RESEARCH by Telstra shows that more that 80 per cent of 15-17-year-olds now use a smartphone, while children as young as nine are using connected laptops and PCs.
While school bags are increasingly packed with internet connected gadgets including mobiles, laptops and tablets, parents have concerns about cyber-safety risks such as approaches from online strangers and cyber bullying.
For parents, mobiles provide an easy way to keep in touch when their children are commuting to and from school and extracurricular activities, and, for kids that can mean greater independence. But along with many benefits there can be some risks – especially for the increasing number of young people adopting internet-connected smartphones.
We know many parents view internet connected technology as an important part of their child’s learning and development. However, with kids taking these tech tools to school in record numbers, it’s important they know how to stay safe when using them.
Sitting down with your child for 10 minutes to talk to them about cyber-safety essentials such as when to share personal information online, handling approaches from cyber bullies or strangers online and applying social network privacy settings will make the experience of owning a gadget a better one for kids.
As kids return to school, many parents are turning to technology to keep them safe online.
While parental control software is broadly available for internet services in the home, Telstra has developed one of the first products to help protect Australian kids on their phones.
These controls let parents tailor a mobile phone service to the needs and maturity of their kids by allowing them to set time-of-day limits on calls and mobile web use, block unwanted callers, choose the mobile web content that can be accessed and restrict outgoing calls to specific contacts such as mum or dad.
Back to school online safety tips:
* Make sure your child knows what to do and where to go if they encounter cyber-bullying.
* Educate your child so they know not to give out personal details (such as their birthday, school, home address or phone number) online without parental knowledge.
* Ensure kids understand that they shouldn’t be “friends” on social networking sites with people they don’t know in the real world and make sure you understand how to use privacy settings so that you can jointly manage the content they share.
* Don’t ignore new technologies – kids and teens will use them, if not at home, then at their friends’ houses or in the schoolyard.
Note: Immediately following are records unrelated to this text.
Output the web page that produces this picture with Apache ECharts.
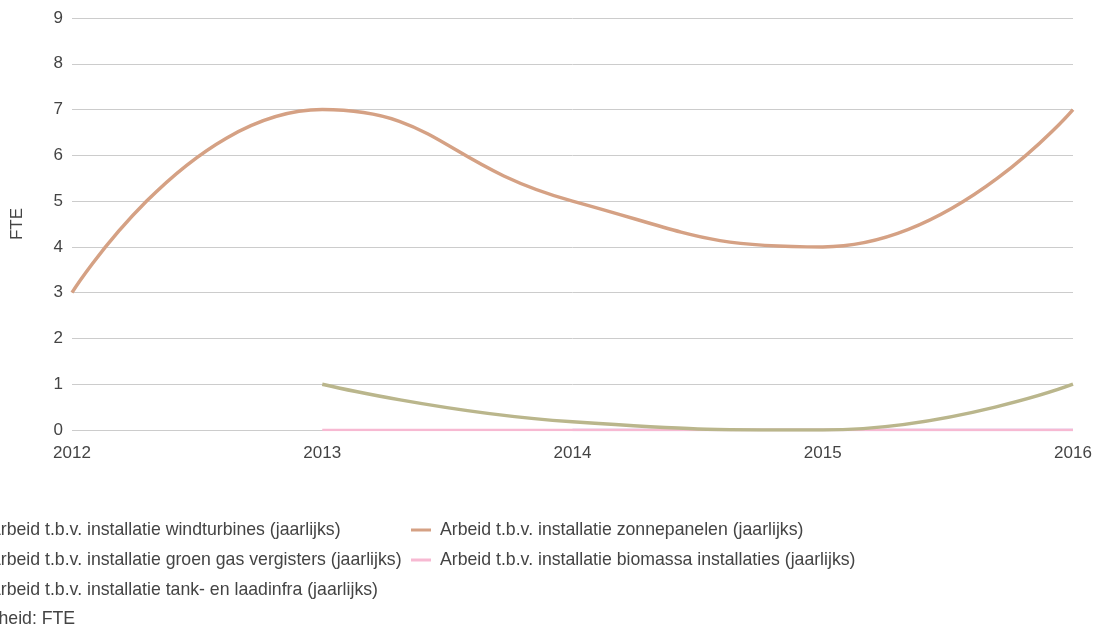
<!DOCTYPE html>
<html>
<head>
<meta charset="utf-8">
<script src="https://cdn.jsdelivr.net/npm/echarts@6/dist/echarts.min.js"></script>
<style>
  html, body { margin: 0; padding: 0; background: #fff; }
  #chart { width: 1095px; height: 625px; }
</style>
</head>
<body>
<div id="chart"></div>
<script>
// Years on the horizontal axis
const years = ['2012', '2013', '2014', '2015', '2016'];

// Annual labour (FTE) per installation type
const windturbines = [null, null, null, null, null];
const zonnepanelen = [3, 7, 5, 4, 7];
const groenGas = [null, null, 0, 0, 0];
const biomassa = [null, 0, 0, 0, 0];
const tankLaadinfra = [null, 1, 0.18, 0, 1];

const names = [
  'Arbeid t.b.v. installatie windturbines (jaarlijks)',
  'Arbeid t.b.v. installatie zonnepanelen (jaarlijks)',
  'Arbeid t.b.v. installatie groen gas vergisters (jaarlijks)',
  'Arbeid t.b.v. installatie biomassa installaties (jaarlijks)',
  'Arbeid t.b.v. installatie tank- en laadinfra (jaarlijks)'
];
const colors = ['#9fc3a8', '#d5a184', '#c0aee6', '#f7b9d2', '#bab68c'];
const values = [windturbines, zonnepanelen, groenGas, biomassa, tankLaadinfra];

const font = '"Liberation Sans", Arial, sans-serif';
const textColor = '#444';

const chart = echarts.init(document.getElementById('chart'), null, { renderer: 'canvas' });

// Legend markers are short 3px strokes, one row every 30px
const legendCommon = {
  orient: 'vertical',
  top: 521,
  padding: 0,
  icon: 'rect',
  itemWidth: 20,
  itemHeight: 3,
  itemGap: 12,
  selectedMode: false,
  textStyle: { fontFamily: font, fontSize: 17.7, color: textColor, lineHeight: 18, padding: [0, 0, 0, 4] }
};

chart.setOption({
  animation: false,
  color: colors,
  grid: { left: 72, right: 22, top: 18, bottom: 195, outerBoundsMode: 'none' },
  legend: [
    Object.assign({}, legendCommon, { left: -40, data: [names[0], names[2], names[4]] }),
    Object.assign({}, legendCommon, { left: 411, data: [names[1], names[3]] })
  ],
  graphic: [{
    type: 'text',
    left: -33,
    top: 610,
    style: { text: 'Eenheid: FTE', fontFamily: font, fontSize: 17.7, fill: textColor }
  }],
  xAxis: {
    type: 'category',
    data: years,
    boundaryGap: false,
    axisLine: { show: false },
    axisTick: { show: false },
    axisLabel: { color: textColor, fontFamily: font, fontSize: 17, margin: 15 },
    splitLine: { show: false }
  },
  yAxis: {
    type: 'value',
    min: 0,
    max: 9,
    interval: 1,
    name: 'FTE',
    nameLocation: 'middle',
    nameGap: 46,
    nameTextStyle: { color: textColor, fontFamily: font, fontSize: 17 },
    axisLine: { show: false },
    axisTick: { show: false },
    axisLabel: { color: textColor, fontFamily: font, fontSize: 17, margin: 9 },
    splitLine: { lineStyle: { color: '#cccccc', width: 1 } }
  },
  series: names.map((n, i) => ({
    name: n,
    type: 'line',
    data: values[i],
    smooth: 0.5,
    symbol: 'none',
    connectNulls: false,
    lineStyle: { width: i === 3 || i === 2 ? 2.5 : 3.5, color: colors[i] },
    itemStyle: { color: colors[i] }
  }))
});
</script>
</body>
</html>
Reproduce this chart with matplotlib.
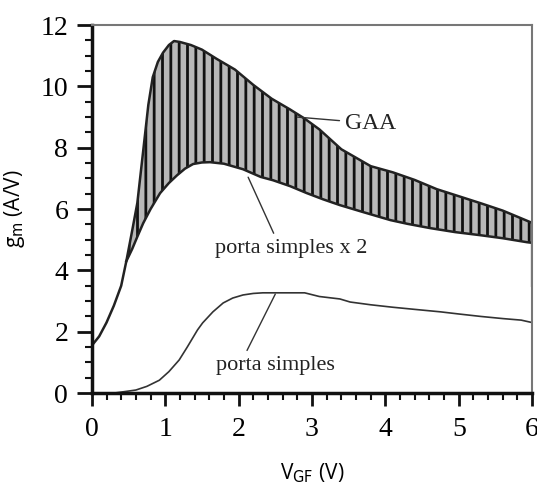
import numpy as np
import matplotlib
matplotlib.use('Agg')
import matplotlib.pyplot as plt
from matplotlib.ticker import MultipleLocator

# GAA (upper edge of the band)
x_gaa = [0, 0.1, 0.2, 0.3, 0.4, 0.47, 0.55, 0.62, 0.7, 0.77, 0.83, 0.9, 0.97, 1.05, 1.12,
         1.2, 1.35, 1.5, 1.7, 1.95, 2.2, 2.45, 2.7, 2.9, 3.1, 3.4, 3.8, 4.1, 4.4, 4.7,
         5.0, 5.3, 5.6, 5.8, 6.0]
g_gaa = [1.55, 1.85, 2.3, 2.85, 3.5, 4.3, 5.3, 6.2, 7.9, 9.4, 10.3, 10.8, 11.1, 11.35, 11.48,
         11.45, 11.35, 11.2, 10.9, 10.55, 10.05, 9.6, 9.25, 8.95, 8.6, 7.95, 7.4, 7.2, 6.95, 6.65,
         6.42, 6.19, 5.95, 5.75, 5.55]

# porta simples x 2 (lower edge of the band)
x_x2 = [0.47, 0.55, 0.62, 0.7, 0.8, 0.93, 1.05, 1.16, 1.27, 1.38, 1.5, 1.61, 1.8, 2.06,
        2.3, 2.47, 2.7, 2.93, 3.15, 3.38, 3.7, 4.07, 4.3, 4.61, 4.95, 5.29, 5.6, 5.93, 6.0, 6.0]
g_x2 = [4.3, 4.7, 5.1, 5.54, 6.0, 6.52, 6.85, 7.1, 7.32, 7.47, 7.52, 7.53, 7.48, 7.3,
        7.05, 6.94, 6.75, 6.52, 6.32, 6.13, 5.9, 5.64, 5.52, 5.38, 5.25, 5.15, 5.05, 4.92, 4.9, 3.5]

# porta simples
x_ps = [0.3, 0.45, 0.6, 0.75, 0.92, 1.05, 1.19, 1.3, 1.44, 1.51, 1.65, 1.79, 1.92, 2.06, 2.2,
        2.33, 2.9, 3.1, 3.38, 3.52, 3.8, 4.1, 4.4, 4.75, 5.0, 5.3, 5.6, 5.85, 6.0]
g_ps = [0.0, 0.05, 0.1, 0.22, 0.42, 0.7, 1.08, 1.5, 2.06, 2.29, 2.65, 2.94, 3.1, 3.2, 3.25,
        3.27, 3.27, 3.15, 3.07, 2.97, 2.88, 2.8, 2.73, 2.65, 2.58, 2.5, 2.43, 2.38, 2.3]

plt.rcParams['hatch.linewidth'] = 2.0
plt.rcParams['hatch.color'] = '#111111'

fig = plt.figure(figsize=(5.37, 4.92), dpi=100)
ax = fig.add_axes([0.171, 0.201, 0.82, 0.748])

# shaded band between GAA and 2x single gate
x_gaa_a = np.array(x_gaa)
g_gaa_a = np.array(g_gaa)
band_x = np.concatenate([x_gaa_a[x_gaa_a >= 0.47], x_x2[::-1]])
band_y = np.concatenate([g_gaa_a[x_gaa_a >= 0.47], g_x2[::-1]])
ax.fill(band_x, band_y, facecolor='#b8b8b8', edgecolor='#111111', hatch='||', lw=0)

ax.plot(x_gaa, g_gaa, color='#222222', lw=1.8)
ax.plot(x_x2, g_x2, color='#222222', lw=1.8)
ax.plot(x_ps, g_ps, color='#333333', lw=1.2)

serif = 'Liberation Serif'
ax.annotate('GAA', xy=(2.8, 9.0), xytext=(3.45, 8.8), fontsize=17, family=serif,
            va='center', ha='left', color='#222222',
            arrowprops=dict(arrowstyle='-', color='#333333', lw=1.0, shrinkB=0, shrinkA=2))
ax.annotate('porta simples x 2', xy=(2.13, 7.04), xytext=(1.68, 4.73), fontsize=16, family=serif,
            va='center', ha='left', color='#222222', textcoords='data',
            arrowprops=dict(arrowstyle='-', color='#333333', lw=1.0, shrinkB=0,
                            relpos=(0.4, 1.0)))
ax.annotate('porta simples', xy=(2.5, 3.23), xytext=(1.69, 0.91), fontsize=16, family=serif,
            va='center', ha='left', color='#222222',
            arrowprops=dict(arrowstyle='-', color='#333333', lw=1.0, shrinkB=0,
                            relpos=(0.24, 1.0)))

ax.set_xlim(0, 6)
ax.set_ylim(0, 12)
ax.xaxis.set_major_locator(MultipleLocator(1))
ax.xaxis.set_minor_locator(MultipleLocator(0.2))
ax.yaxis.set_major_locator(MultipleLocator(2))
ax.yaxis.set_minor_locator(MultipleLocator(0.5))

for s in ['left', 'bottom']:
    ax.spines[s].set_linewidth(2.5)
    ax.spines[s].set_color('#111111')
for s in ['top', 'right']:
    ax.spines[s].set_linewidth(1.5)
    ax.spines[s].set_color('#777777')

ax.tick_params(which='major', direction='out', length=11, width=2, color='#111111',
               labelsize=20, pad=6)
ax.tick_params(axis='x', which='major', length=9, pad=8)
ax.tick_params(which='minor', direction='out', length=5, width=1.5, color='#111111')
for lab in ax.get_xticklabels() + ax.get_yticklabels():
    lab.set_family(serif)

ax.set_xlabel(r'V$_\mathrm{GF}$ (V)', fontsize=15, family='Open Sans', labelpad=14)
ax.set_ylabel(r'g$_\mathrm{m}$ (A/V)', fontsize=15, family='Open Sans', labelpad=10)

fig.savefig('out.png', dpi=100)
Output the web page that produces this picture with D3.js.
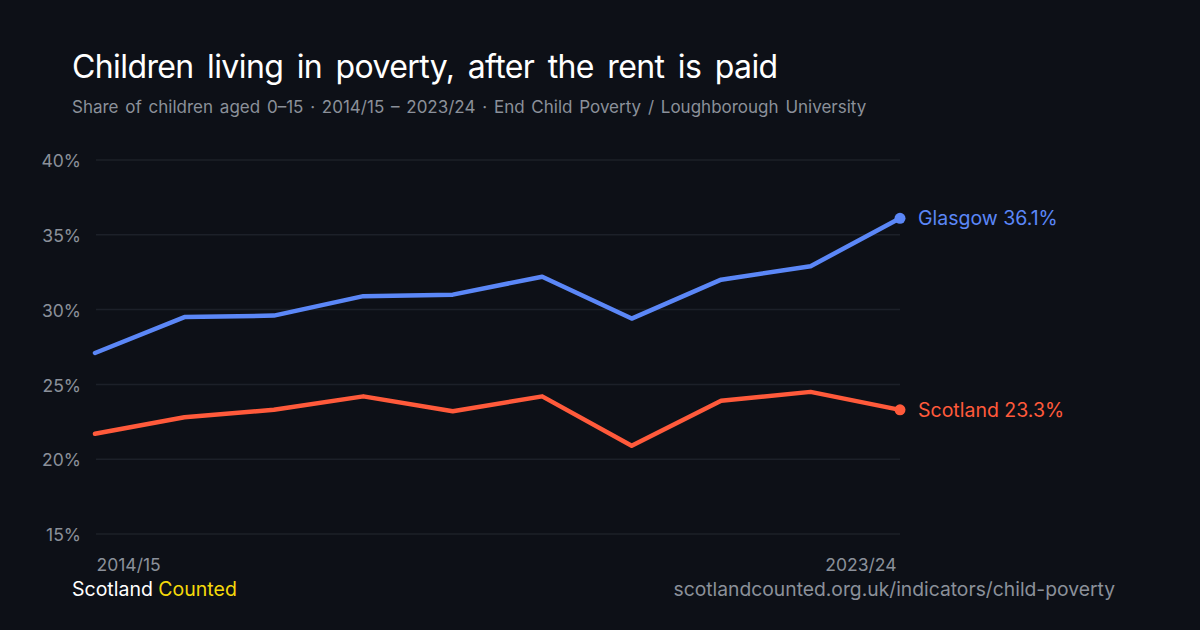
<!DOCTYPE html>
<html>
<head>
<meta charset="utf-8">
<script src="https://cdn.jsdelivr.net/npm/d3@7"></script>
<style>
  html, body { margin: 0; padding: 0; background: #0d1017; }
  svg { display: block; font-family: Inter, "Noto Sans", sans-serif; }
</style>
</head>
<body>
<div id="chart"></div>
<script>
"use strict";

// Data
var years = ["2014/15", "2015/16", "2016/17", "2017/18", "2018/19",
             "2019/20", "2020/21", "2021/22", "2022/23", "2023/24"];
var glasgow = [27.1, 29.5, 29.6, 30.9, 31.0, 32.2, 29.4, 32.0, 32.9, 36.1];
var scotland = [21.7, 22.8, 23.3, 24.2, 23.2, 24.2, 20.9, 23.9, 24.5, 23.3];
var yTicks = [15, 20, 25, 30, 35, 40];

var series = [
  { name: "Glasgow", values: glasgow, color: "#5b87f7" },
  { name: "Scotland", values: scotland, color: "#ff5a3b" }
];

var W = 1200, H = 630;
var margin = { top: 160, right: 300, bottom: 96, left: 96 };

var svg = d3.select("#chart").append("svg")
  .attr("width", W).attr("height", H);

svg.append("rect").attr("width", W).attr("height", H).attr("fill", "#0d1017");

// Title + subtitle
svg.append("text")
  .attr("x", 72).attr("y", 78)
  .attr("fill", "#ffffff")
  .style("font-size", "32px")
  .style("letter-spacing", "-0.6px")
  .style("word-spacing", "5px")
  .text("Children living in poverty, after the rent is paid");

svg.append("text")
  .attr("x", 72).attr("y", 113)
  .attr("fill", "#8b909a")
  .style("font-size", "17px")
  .style("word-spacing", "2px")
  .text("Share of children aged 0\u201315 \u00b7 2014/15 \u2013 2023/24 \u00b7 End Child Poverty /  Loughborough  University");

// Scales
var x = d3.scalePoint()
  .domain(years)
  .range([margin.left - 1, W - margin.right]);

var y = d3.scaleLinear()
  .domain([15, 40])
  .range([H - margin.bottom, margin.top]);

// Gridlines
svg.append("g").selectAll("line")
  .data(yTicks)
  .enter().append("line")
  .attr("x1", margin.left).attr("x2", W - margin.right)
  .attr("y1", function(d) { return y(d); })
  .attr("y2", function(d) { return y(d); })
  .attr("stroke", "#1c2029")
  .attr("stroke-width", 1.5);

// Y axis labels
var yAxis = d3.axisLeft(y)
  .tickValues(yTicks)
  .tickSize(0)
  .tickPadding(0)
  .tickFormat(function(d) { return d + "%"; });

var yg = svg.append("g")
  .attr("transform", "translate(81,0)")
  .call(yAxis);
yg.select(".domain").remove();
yg.selectAll("text")
  .attr("fill", "#8b909a")
  .attr("dy", "0.38em")
  .style("font-size", "17.5px")
  .style("font-family", "Inter, sans-serif");

// X axis: first and last labels only
var xAxis = d3.axisBottom(x)
  .tickValues([years[0], years[years.length - 1]])
  .tickSize(0)
  .tickPadding(0);

var xg = svg.append("g")
  .attr("transform", "translate(0,571)")
  .call(xAxis);
xg.select(".domain").remove();
xg.selectAll("text")
  .attr("fill", "#8b909a")
  .attr("y", 0)
  .attr("dy", "0")
  .style("font-size", "17.5px")
  .style("font-family", "Inter, sans-serif")
  .attr("text-anchor", function(d, i) { return i === 0 ? "start" : "end"; })
  .attr("dx", function(d, i) { return i === 0 ? 1 : -4; });

// Lines
var line = d3.line()
  .x(function(d, i) { return x(years[i]); })
  .y(function(d) { return y(d); });

series.forEach(function(s) {
  svg.append("path")
    .datum(s.values)
    .attr("d", line)
    .attr("fill", "none")
    .attr("stroke", s.color)
    .attr("stroke-width", 4.5)
    .attr("stroke-linejoin", "round")
    .attr("stroke-linecap", "round");

  var last = s.values[s.values.length - 1];
  var lx = x(years[years.length - 1]);

  svg.append("circle")
    .attr("cx", lx).attr("cy", y(last))
    .attr("r", 5.5)
    .attr("fill", s.color);

  svg.append("text")
    .attr("x", lx + 18).attr("y", y(last))
    .attr("dy", "0.36em")
    .attr("fill", s.color)
    .style("font-size", "19.5px")
    .text(s.name + " " + last.toFixed(1) + "%");
});

// Footer
var brand = svg.append("text")
  .attr("x", 72).attr("y", 596)
  .style("font-size", "19.5px");
brand.append("tspan").attr("fill", "#ffffff").text("Scotland ");
brand.append("tspan").attr("fill", "#f5d90a").text("Counted");

svg.append("text")
  .attr("x", 1115).attr("y", 596)
  .attr("text-anchor", "end")
  .attr("fill", "#8b909a")
  .style("font-size", "19.3px")
  .text("scotlandcounted.org.uk/indicators/child-poverty");
</script>
</body>
</html>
Ask your child to give you a lesson on sites or internet gadgets you may not be familiar with.
Back to school mobile safety tips:
* Remind your kids to be careful about who they pass their mobile phone number to.
* Ensure their mobile phone is PIN locked. If they use a smartphone, also set up a password to protect their email and social networking accounts when the phone is switched on.
* Encourage your kids to think before they send. The person that they send a text, picture or video to may not be the only one who will see them.